Problem: Transcribe the listing below word for word.

........

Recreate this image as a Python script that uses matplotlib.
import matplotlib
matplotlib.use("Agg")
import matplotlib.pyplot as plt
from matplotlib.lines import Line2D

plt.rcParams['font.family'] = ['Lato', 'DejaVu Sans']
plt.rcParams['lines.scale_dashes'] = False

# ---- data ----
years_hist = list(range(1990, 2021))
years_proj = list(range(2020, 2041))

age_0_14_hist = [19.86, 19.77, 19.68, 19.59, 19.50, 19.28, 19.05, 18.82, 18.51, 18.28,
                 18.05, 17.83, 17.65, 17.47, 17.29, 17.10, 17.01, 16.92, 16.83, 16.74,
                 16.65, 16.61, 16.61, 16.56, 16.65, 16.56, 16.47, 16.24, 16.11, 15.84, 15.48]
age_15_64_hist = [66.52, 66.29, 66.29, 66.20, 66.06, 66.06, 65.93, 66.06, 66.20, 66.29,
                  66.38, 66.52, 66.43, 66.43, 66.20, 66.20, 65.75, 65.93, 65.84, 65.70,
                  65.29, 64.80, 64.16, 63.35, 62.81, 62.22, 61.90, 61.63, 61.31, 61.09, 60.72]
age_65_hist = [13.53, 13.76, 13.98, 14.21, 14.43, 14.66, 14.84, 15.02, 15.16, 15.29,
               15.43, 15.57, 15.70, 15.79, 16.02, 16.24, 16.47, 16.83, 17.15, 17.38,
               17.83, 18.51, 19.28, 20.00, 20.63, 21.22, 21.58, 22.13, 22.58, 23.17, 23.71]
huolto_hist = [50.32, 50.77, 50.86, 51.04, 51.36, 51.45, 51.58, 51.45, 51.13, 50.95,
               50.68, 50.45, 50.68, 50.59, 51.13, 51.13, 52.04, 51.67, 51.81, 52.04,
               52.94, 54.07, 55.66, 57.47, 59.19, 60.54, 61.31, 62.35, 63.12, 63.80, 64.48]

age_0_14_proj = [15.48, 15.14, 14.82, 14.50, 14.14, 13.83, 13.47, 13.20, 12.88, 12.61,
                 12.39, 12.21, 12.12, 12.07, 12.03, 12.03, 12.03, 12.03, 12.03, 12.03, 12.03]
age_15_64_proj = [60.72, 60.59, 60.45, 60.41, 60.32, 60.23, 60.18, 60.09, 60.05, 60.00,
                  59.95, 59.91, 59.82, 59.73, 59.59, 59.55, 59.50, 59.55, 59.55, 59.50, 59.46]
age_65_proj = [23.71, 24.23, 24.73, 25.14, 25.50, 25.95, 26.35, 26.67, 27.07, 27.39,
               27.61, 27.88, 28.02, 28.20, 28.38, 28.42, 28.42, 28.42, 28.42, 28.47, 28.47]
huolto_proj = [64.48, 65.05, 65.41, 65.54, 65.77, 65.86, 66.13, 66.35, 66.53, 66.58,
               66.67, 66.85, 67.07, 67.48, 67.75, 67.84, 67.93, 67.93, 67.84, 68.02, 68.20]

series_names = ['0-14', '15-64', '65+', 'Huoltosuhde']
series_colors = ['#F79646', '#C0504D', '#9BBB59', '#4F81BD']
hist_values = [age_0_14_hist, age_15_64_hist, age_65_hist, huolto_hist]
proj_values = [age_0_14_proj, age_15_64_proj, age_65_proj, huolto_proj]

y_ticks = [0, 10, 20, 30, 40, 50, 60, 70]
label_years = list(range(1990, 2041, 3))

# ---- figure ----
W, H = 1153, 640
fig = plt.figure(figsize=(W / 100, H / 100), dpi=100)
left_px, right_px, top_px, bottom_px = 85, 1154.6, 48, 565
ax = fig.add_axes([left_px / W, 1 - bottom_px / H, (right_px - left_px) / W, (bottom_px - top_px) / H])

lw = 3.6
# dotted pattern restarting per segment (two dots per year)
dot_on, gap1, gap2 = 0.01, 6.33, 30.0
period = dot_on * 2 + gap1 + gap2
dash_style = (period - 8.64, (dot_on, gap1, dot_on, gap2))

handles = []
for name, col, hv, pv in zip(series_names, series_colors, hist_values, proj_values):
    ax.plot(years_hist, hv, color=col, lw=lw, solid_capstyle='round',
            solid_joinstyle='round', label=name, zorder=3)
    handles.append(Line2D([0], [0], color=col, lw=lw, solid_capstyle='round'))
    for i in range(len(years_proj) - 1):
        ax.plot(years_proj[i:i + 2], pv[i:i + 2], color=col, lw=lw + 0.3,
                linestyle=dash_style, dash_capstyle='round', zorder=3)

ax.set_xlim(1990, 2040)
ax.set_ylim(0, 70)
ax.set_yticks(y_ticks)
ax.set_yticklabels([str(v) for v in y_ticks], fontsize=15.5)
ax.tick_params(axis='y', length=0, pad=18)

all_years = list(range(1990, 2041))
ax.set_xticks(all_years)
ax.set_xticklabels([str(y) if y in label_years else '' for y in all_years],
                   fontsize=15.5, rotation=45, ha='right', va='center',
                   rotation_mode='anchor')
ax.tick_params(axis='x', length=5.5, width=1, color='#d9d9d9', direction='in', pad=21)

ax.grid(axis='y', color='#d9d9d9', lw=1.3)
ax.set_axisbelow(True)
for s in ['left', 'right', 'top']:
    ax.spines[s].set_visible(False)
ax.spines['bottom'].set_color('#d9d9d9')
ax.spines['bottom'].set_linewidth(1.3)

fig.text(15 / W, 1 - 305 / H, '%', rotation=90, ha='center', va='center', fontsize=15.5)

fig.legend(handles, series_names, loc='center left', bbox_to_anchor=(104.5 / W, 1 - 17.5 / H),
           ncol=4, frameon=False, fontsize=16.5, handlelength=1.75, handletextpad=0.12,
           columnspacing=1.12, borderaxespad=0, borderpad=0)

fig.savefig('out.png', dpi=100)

........

Expected answer:
Recreate this image as a Python script that uses matplotlib.
import matplotlib
matplotlib.use("Agg")
import matplotlib.pyplot as plt
from matplotlib.lines import Line2D

plt.rcParams['font.family'] = ['Lato', 'DejaVu Sans']
plt.rcParams['lines.scale_dashes'] = False

# ---- data ----
years_hist = list(range(1990, 2021))
years_proj = list(range(2020, 2041))

age_0_14_hist = [19.86, 19.77, 19.68, 19.59, 19.50, 19.28, 19.05, 18.82, 18.51, 18.28,
                 18.05, 17.83, 17.65, 17.47, 17.29, 17.10, 17.01, 16.92, 16.83, 16.74,
                 16.65, 16.61, 16.61, 16.56, 16.65, 16.56, 16.47, 16.24, 16.11, 15.84, 15.48]
age_15_64_hist = [66.52, 66.29, 66.29, 66.20, 66.06, 66.06, 65.93, 66.06, 66.20, 66.29,
                  66.38, 66.52, 66.43, 66.43, 66.20, 66.20, 65.75, 65.93, 65.84, 65.70,
                  65.29, 64.80, 64.16, 63.35, 62.81, 62.22, 61.90, 61.63, 61.31, 61.09, 60.72]
age_65_hist = [13.53, 13.76, 13.98, 14.21, 14.43, 14.66, 14.84, 15.02, 15.16, 15.29,
               15.43, 15.57, 15.70, 15.79, 16.02, 16.24, 16.47, 16.83, 17.15, 17.38,
               17.83, 18.51, 19.28, 20.00, 20.63, 21.22, 21.58, 22.13, 22.58, 23.17, 23.71]
huolto_hist = [50.32, 50.77, 50.86, 51.04, 51.36, 51.45, 51.58, 51.45, 51.13, 50.95,
               50.68, 50.45, 50.68, 50.59, 51.13, 51.13, 52.04, 51.67, 51.81, 52.04,
               52.94, 54.07, 55.66, 57.47, 59.19, 60.54, 61.31, 62.35, 63.12, 63.80, 64.48]

age_0_14_proj = [15.48, 15.14, 14.82, 14.50, 14.14, 13.83, 13.47, 13.20, 12.88, 12.61,
                 12.39, 12.21, 12.12, 12.07, 12.03, 12.03, 12.03, 12.03, 12.03, 12.03, 12.03]
age_15_64_proj = [60.72, 60.59, 60.45, 60.41, 60.32, 60.23, 60.18, 60.09, 60.05, 60.00,
                  59.95, 59.91, 59.82, 59.73, 59.59, 59.55, 59.50, 59.55, 59.55, 59.50, 59.46]
age_65_proj = [23.71, 24.23, 24.73, 25.14, 25.50, 25.95, 26.35, 26.67, 27.07, 27.39,
               27.61, 27.88, 28.02, 28.20, 28.38, 28.42, 28.42, 28.42, 28.42, 28.47, 28.47]
huolto_proj = [64.48, 65.05, 65.41, 65.54, 65.77, 65.86, 66.13, 66.35, 66.53, 66.58,
               66.67, 66.85, 67.07, 67.48, 67.75, 67.84, 67.93, 67.93, 67.84, 68.02, 68.20]

series_names = ['0-14', '15-64', '65+', 'Huoltosuhde']
series_colors = ['#F79646', '#C0504D', '#9BBB59', '#4F81BD']
hist_values = [age_0_14_hist, age_15_64_hist, age_65_hist, huolto_hist]
proj_values = [age_0_14_proj, age_15_64_proj, age_65_proj, huolto_proj]

y_ticks = [0, 10, 20, 30, 40, 50, 60, 70]
label_years = list(range(1990, 2041, 3))

# ---- figure ----
W, H = 1153, 640
fig = plt.figure(figsize=(W / 100, H / 100), dpi=100)
left_px, right_px, top_px, bottom_px = 85, 1154.6, 48, 565
ax = fig.add_axes([left_px / W, 1 - bottom_px / H, (right_px - left_px) / W, (bottom_px - top_px) / H])

lw = 3.6
# dotted pattern restarting per segment (two dots per year)
dot_on, gap1, gap2 = 0.01, 6.33, 30.0
period = dot_on * 2 + gap1 + gap2
dash_style = (period - 8.64, (dot_on, gap1, dot_on, gap2))

handles = []
for name, col, hv, pv in zip(series_names, series_colors, hist_values, proj_values):
    ax.plot(years_hist, hv, color=col, lw=lw, solid_capstyle='round',
            solid_joinstyle='round', label=name, zorder=3)
    handles.append(Line2D([0], [0], color=col, lw=lw, solid_capstyle='round'))
    for i in range(len(years_proj) - 1):
        ax.plot(years_proj[i:i + 2], pv[i:i + 2], color=col, lw=lw + 0.3,
                linestyle=dash_style, dash_capstyle='round', zorder=3)

ax.set_xlim(1990, 2040)
ax.set_ylim(0, 70)
ax.set_yticks(y_ticks)
ax.set_yticklabels([str(v) for v in y_ticks], fontsize=15.5)
ax.tick_params(axis='y', length=0, pad=18)

all_years = list(range(1990, 2041))
ax.set_xticks(all_years)
ax.set_xticklabels([str(y) if y in label_years else '' for y in all_years],
                   fontsize=15.5, rotation=45, ha='right', va='center',
                   rotation_mode='anchor')
ax.tick_params(axis='x', length=5.5, width=1, color='#d9d9d9', direction='in', pad=21)

ax.grid(axis='y', color='#d9d9d9', lw=1.3)
ax.set_axisbelow(True)
for s in ['left', 'right', 'top']:
    ax.spines[s].set_visible(False)
ax.spines['bottom'].set_color('#d9d9d9')
ax.spines['bottom'].set_linewidth(1.3)

fig.text(15 / W, 1 - 305 / H, '%', rotation=90, ha='center', va='center', fontsize=15.5)

fig.legend(handles, series_names, loc='center left', bbox_to_anchor=(104.5 / W, 1 - 17.5 / H),
           ncol=4, frameon=False, fontsize=16.5, handlelength=1.75, handletextpad=0.12,
           columnspacing=1.12, borderaxespad=0, borderpad=0)

fig.savefig('out.png', dpi=100)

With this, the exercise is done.